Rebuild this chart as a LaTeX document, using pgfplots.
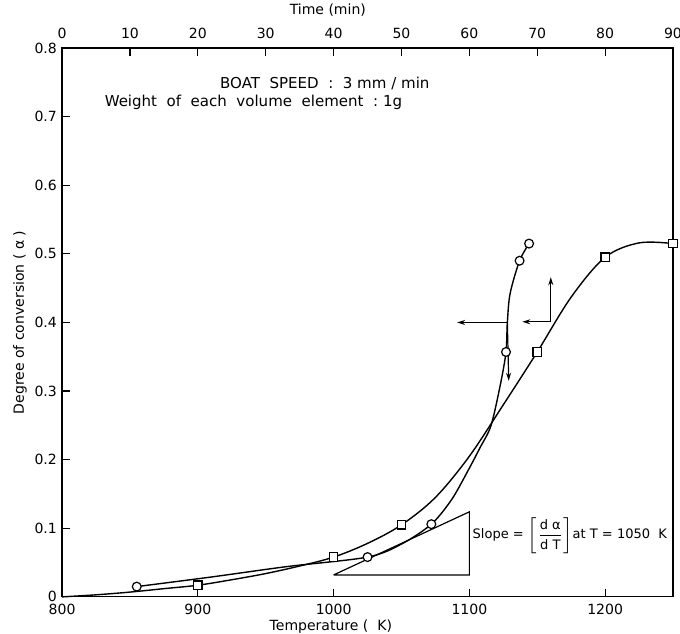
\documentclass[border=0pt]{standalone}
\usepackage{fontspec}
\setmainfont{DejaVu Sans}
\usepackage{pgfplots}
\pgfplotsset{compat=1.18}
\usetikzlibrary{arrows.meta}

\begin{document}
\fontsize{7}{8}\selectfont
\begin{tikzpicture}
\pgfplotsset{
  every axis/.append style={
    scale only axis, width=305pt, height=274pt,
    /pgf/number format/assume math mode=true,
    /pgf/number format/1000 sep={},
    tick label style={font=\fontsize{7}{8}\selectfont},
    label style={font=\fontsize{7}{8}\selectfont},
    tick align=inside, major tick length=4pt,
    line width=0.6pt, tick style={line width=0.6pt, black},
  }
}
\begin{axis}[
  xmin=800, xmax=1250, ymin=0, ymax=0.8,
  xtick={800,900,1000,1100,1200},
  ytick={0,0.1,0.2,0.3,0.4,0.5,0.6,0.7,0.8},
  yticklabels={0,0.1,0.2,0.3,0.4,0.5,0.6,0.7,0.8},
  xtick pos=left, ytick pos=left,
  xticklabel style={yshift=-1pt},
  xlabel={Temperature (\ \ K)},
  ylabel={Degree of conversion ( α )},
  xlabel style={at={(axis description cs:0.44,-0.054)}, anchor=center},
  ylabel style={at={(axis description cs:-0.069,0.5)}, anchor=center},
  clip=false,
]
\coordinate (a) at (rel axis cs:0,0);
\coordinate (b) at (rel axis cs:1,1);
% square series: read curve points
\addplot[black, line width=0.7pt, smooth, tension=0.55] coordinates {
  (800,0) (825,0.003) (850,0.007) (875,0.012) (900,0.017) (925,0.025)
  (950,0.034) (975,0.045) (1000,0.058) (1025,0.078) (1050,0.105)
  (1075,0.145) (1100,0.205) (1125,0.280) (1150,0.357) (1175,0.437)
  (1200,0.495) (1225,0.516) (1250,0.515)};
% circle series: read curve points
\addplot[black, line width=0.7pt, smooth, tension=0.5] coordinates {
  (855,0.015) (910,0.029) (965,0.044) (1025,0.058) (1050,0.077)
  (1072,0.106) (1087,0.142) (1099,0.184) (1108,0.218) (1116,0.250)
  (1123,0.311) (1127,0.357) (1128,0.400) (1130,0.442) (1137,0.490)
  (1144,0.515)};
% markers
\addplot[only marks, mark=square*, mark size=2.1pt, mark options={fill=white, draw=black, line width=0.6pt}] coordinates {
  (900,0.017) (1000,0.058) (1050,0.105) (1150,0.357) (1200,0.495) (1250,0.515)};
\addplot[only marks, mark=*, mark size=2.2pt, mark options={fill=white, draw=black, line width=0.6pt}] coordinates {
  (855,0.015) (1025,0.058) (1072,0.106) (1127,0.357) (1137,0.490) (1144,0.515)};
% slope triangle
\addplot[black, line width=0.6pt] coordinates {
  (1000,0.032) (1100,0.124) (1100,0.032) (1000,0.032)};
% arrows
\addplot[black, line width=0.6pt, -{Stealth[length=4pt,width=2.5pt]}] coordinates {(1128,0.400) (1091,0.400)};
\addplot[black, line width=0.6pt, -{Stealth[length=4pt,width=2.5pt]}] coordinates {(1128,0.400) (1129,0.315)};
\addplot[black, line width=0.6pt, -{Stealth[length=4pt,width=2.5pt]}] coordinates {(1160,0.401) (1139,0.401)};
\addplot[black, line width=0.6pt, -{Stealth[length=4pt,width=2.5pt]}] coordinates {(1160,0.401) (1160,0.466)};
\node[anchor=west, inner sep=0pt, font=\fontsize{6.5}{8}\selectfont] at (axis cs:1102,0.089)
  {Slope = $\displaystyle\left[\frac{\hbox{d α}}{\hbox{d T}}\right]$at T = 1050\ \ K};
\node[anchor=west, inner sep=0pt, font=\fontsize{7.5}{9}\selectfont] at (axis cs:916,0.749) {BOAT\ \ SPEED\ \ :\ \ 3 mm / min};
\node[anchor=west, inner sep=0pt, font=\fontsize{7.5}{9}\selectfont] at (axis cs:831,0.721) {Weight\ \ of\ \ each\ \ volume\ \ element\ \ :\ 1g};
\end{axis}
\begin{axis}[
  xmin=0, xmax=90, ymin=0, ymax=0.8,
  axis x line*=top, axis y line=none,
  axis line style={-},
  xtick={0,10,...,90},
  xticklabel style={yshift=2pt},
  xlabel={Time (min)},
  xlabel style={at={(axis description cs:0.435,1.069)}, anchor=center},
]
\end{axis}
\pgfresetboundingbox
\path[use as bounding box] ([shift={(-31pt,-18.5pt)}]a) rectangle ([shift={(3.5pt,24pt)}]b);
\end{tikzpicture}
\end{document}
..........
Reproduce the data word for word, excluding its pictures.

* [Written answer]:
Rebuild this chart as a LaTeX document, using pgfplots.
\documentclass[border=0pt]{standalone}
\usepackage{fontspec}
\setmainfont{DejaVu Sans}
\usepackage{pgfplots}
\pgfplotsset{compat=1.18}
\usetikzlibrary{arrows.meta}

\begin{document}
\fontsize{7}{8}\selectfont
\begin{tikzpicture}
\pgfplotsset{
  every axis/.append style={
    scale only axis, width=305pt, height=274pt,
    /pgf/number format/assume math mode=true,
    /pgf/number format/1000 sep={},
    tick label style={font=\fontsize{7}{8}\selectfont},
    label style={font=\fontsize{7}{8}\selectfont},
    tick align=inside, major tick length=4pt,
    line width=0.6pt, tick style={line width=0.6pt, black},
  }
}
\begin{axis}[
  xmin=800, xmax=1250, ymin=0, ymax=0.8,
  xtick={800,900,1000,1100,1200},
  ytick={0,0.1,0.2,0.3,0.4,0.5,0.6,0.7,0.8},
  yticklabels={0,0.1,0.2,0.3,0.4,0.5,0.6,0.7,0.8},
  xtick pos=left, ytick pos=left,
  xticklabel style={yshift=-1pt},
  xlabel={Temperature (\ \ K)},
  ylabel={Degree of conversion ( α )},
  xlabel style={at={(axis description cs:0.44,-0.054)}, anchor=center},
  ylabel style={at={(axis description cs:-0.069,0.5)}, anchor=center},
  clip=false,
]
\coordinate (a) at (rel axis cs:0,0);
\coordinate (b) at (rel axis cs:1,1);
% square series: read curve points
\addplot[black, line width=0.7pt, smooth, tension=0.55] coordinates {
  (800,0) (825,0.003) (850,0.007) (875,0.012) (900,0.017) (925,0.025)
  (950,0.034) (975,0.045) (1000,0.058) (1025,0.078) (1050,0.105)
  (1075,0.145) (1100,0.205) (1125,0.280) (1150,0.357) (1175,0.437)
  (1200,0.495) (1225,0.516) (1250,0.515)};
% circle series: read curve points
\addplot[black, line width=0.7pt, smooth, tension=0.5] coordinates {
  (855,0.015) (910,0.029) (965,0.044) (1025,0.058) (1050,0.077)
  (1072,0.106) (1087,0.142) (1099,0.184) (1108,0.218) (1116,0.250)
  (1123,0.311) (1127,0.357) (1128,0.400) (1130,0.442) (1137,0.490)
  (1144,0.515)};
% markers
\addplot[only marks, mark=square*, mark size=2.1pt, mark options={fill=white, draw=black, line width=0.6pt}] coordinates {
  (900,0.017) (1000,0.058) (1050,0.105) (1150,0.357) (1200,0.495) (1250,0.515)};
\addplot[only marks, mark=*, mark size=2.2pt, mark options={fill=white, draw=black, line width=0.6pt}] coordinates {
  (855,0.015) (1025,0.058) (1072,0.106) (1127,0.357) (1137,0.490) (1144,0.515)};
% slope triangle
\addplot[black, line width=0.6pt] coordinates {
  (1000,0.032) (1100,0.124) (1100,0.032) (1000,0.032)};
% arrows
\addplot[black, line width=0.6pt, -{Stealth[length=4pt,width=2.5pt]}] coordinates {(1128,0.400) (1091,0.400)};
\addplot[black, line width=0.6pt, -{Stealth[length=4pt,width=2.5pt]}] coordinates {(1128,0.400) (1129,0.315)};
\addplot[black, line width=0.6pt, -{Stealth[length=4pt,width=2.5pt]}] coordinates {(1160,0.401) (1139,0.401)};
\addplot[black, line width=0.6pt, -{Stealth[length=4pt,width=2.5pt]}] coordinates {(1160,0.401) (1160,0.466)};
\node[anchor=west, inner sep=0pt, font=\fontsize{6.5}{8}\selectfont] at (axis cs:1102,0.089)
  {Slope = $\displaystyle\left[\frac{\hbox{d α}}{\hbox{d T}}\right]$at T = 1050\ \ K};
\node[anchor=west, inner sep=0pt, font=\fontsize{7.5}{9}\selectfont] at (axis cs:916,0.749) {BOAT\ \ SPEED\ \ :\ \ 3 mm / min};
\node[anchor=west, inner sep=0pt, font=\fontsize{7.5}{9}\selectfont] at (axis cs:831,0.721) {Weight\ \ of\ \ each\ \ volume\ \ element\ \ :\ 1g};
\end{axis}
\begin{axis}[
  xmin=0, xmax=90, ymin=0, ymax=0.8,
  axis x line*=top, axis y line=none,
  axis line style={-},
  xtick={0,10,...,90},
  xticklabel style={yshift=2pt},
  xlabel={Time (min)},
  xlabel style={at={(axis description cs:0.435,1.069)}, anchor=center},
]
\end{axis}
\pgfresetboundingbox
\path[use as bounding box] ([shift={(-31pt,-18.5pt)}]a) rectangle ([shift={(3.5pt,24pt)}]b);
\end{tikzpicture}
\end{document}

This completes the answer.